Curso XXII - Enseñanza 5: Meditación Afectiva sobre “Los Dos Caminos” y “El Estandarte”
El ser que, con la ayuda de los Santos Maestros ha aborrecido su vida anterior y se ha hundido en el abismo de la desolación, tiene ante sí el Camino que lleva hasta la cima del Monte. No puede, entonces, permanecer sólo aborreciendo su personalidad y sentirse desolado entre un mundo que ha rechazado y el Cielo que vislumbra, porque el nuevo camino que enfrenta es una imperiosa invitación a la marcha liberadora.
Se impone, por eso, la reforma de su vida. Debe transformarse en el hombre nuevo para el Camino Nuevo.
Cuando una cosa se reforma algo de ella muere. Y cuando un ser quiere reformar su vida debe morir en aquellos hábitos que estructuraban su vieja personalidad.
Sus viejos hábitos hacían que fuera un parásito en el Jardín de Dios. Sus potencias personales estaban tendidas agresivamente hacia afuera, en una permanente actitud de defensa contra el medio ambiente y, al mismo tiempo, como un vampiro succionando todo lo que pudiera nutrir su personalidad.
Son estos hábitos los que deben morir y para ello ha de hacerse el ser nuevos hábitos. Pero cambiar los hábitos exteriores es cosa relativamente fácil si se los reemplaza por otros. El verdadero valor de los nuevos radica solamente en que sean capaces de favorecer la muerte verdadera, la interior.
Porque los hábitos interiores son los más difíciles de desarraigar: los afectos humanos, los pasados placeres, los triunfos que halagaron la propia vanidad, las viejas ideas, los prejuicios interesados. Todos ellos no pueden ser, como los exteriores, reemplazados por otros. Cada vez que el ser se desarraiga de uno de ellos, queda en su alma un vacío que sólo puede ser llenado por el Amor de la Divina Madre. Pero para que ese Amor Divino pueda realizar en el alma su acción colmadora el ser debe hacerse más y más puro, más y más debe morir su yo personal e ilusorio.
Ése es el verdadero Gran Desapego, aquél que es íntimo, interior, secreto; aquél con que el ser se desarraiga de hábitos que antes le parecían que eran su misma alma y que poco a poco, dolorosamente, él va dejando tras de sí como ofrendas a la Divina Madre.
Todo ese desapego, todo ese doloroso verter gota a gota su sangre humana, no es en vano.
La mirada exterior del Hombre Viejo ya no es su mirada.

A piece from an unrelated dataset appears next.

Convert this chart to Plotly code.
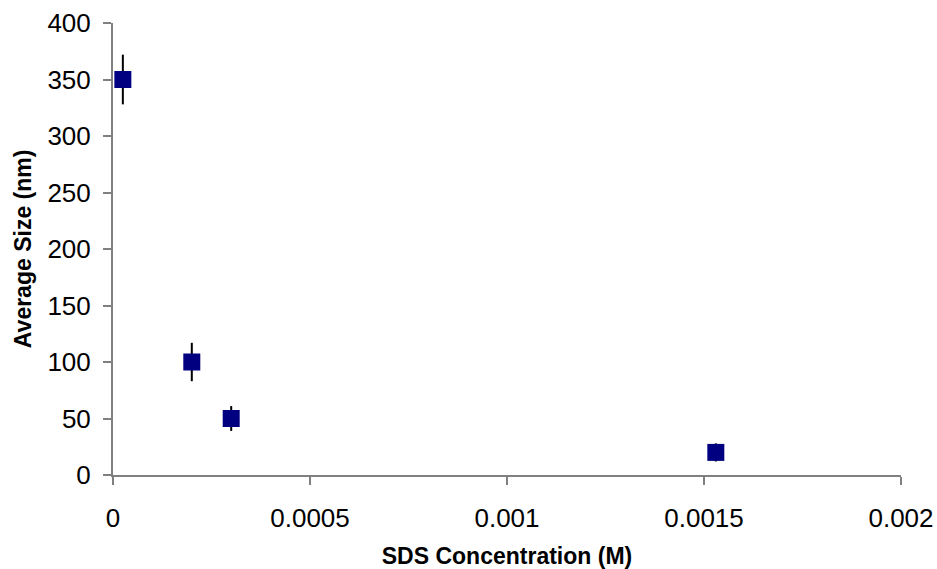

Ahora que mira como Hombre Nuevo, ha vislumbrado el Estandarte donde sabe que en luminosas letras está escrito su verdadero nombre, aquél que perdiera de vista cuando se cubrieron sus ojos espirituales con los velos de la ilusión.
El ser se identifica desde ya con ese Estandarte Sagrado. Fija su nueva mirada en él, marcha por el Camino. Ha aprendido que ese Camino pasa por el mundo de los hombres. Desde allí mira al mundo con mirada comprensiva y amorosa; vive en el mundo desde su nuevo puesto, pero ya no pertenece a él; es un extranjero que ama a todos los hombres, por el solo hecho de saber que existen por la Voluntad de la Divina Madre, es decir, los ama por lo que son en su esencia, pero no se apega a lo que aparentan ser.
Él ha hecho ya su Elección Única: vivir en el mundo, trabajar en el mundo, sin apegarse a los frutos de su acción.
Marcha por el místico camino que lleva a la cima de la perfección donde flamea el Estandarte con su Nombre Espiritual.
Al divinizar su vida, mientras vive y trabaja en el mundo, lo diviniza y lo transforma con el ejemplo de su desinterés por las cosas exteriores y materiales.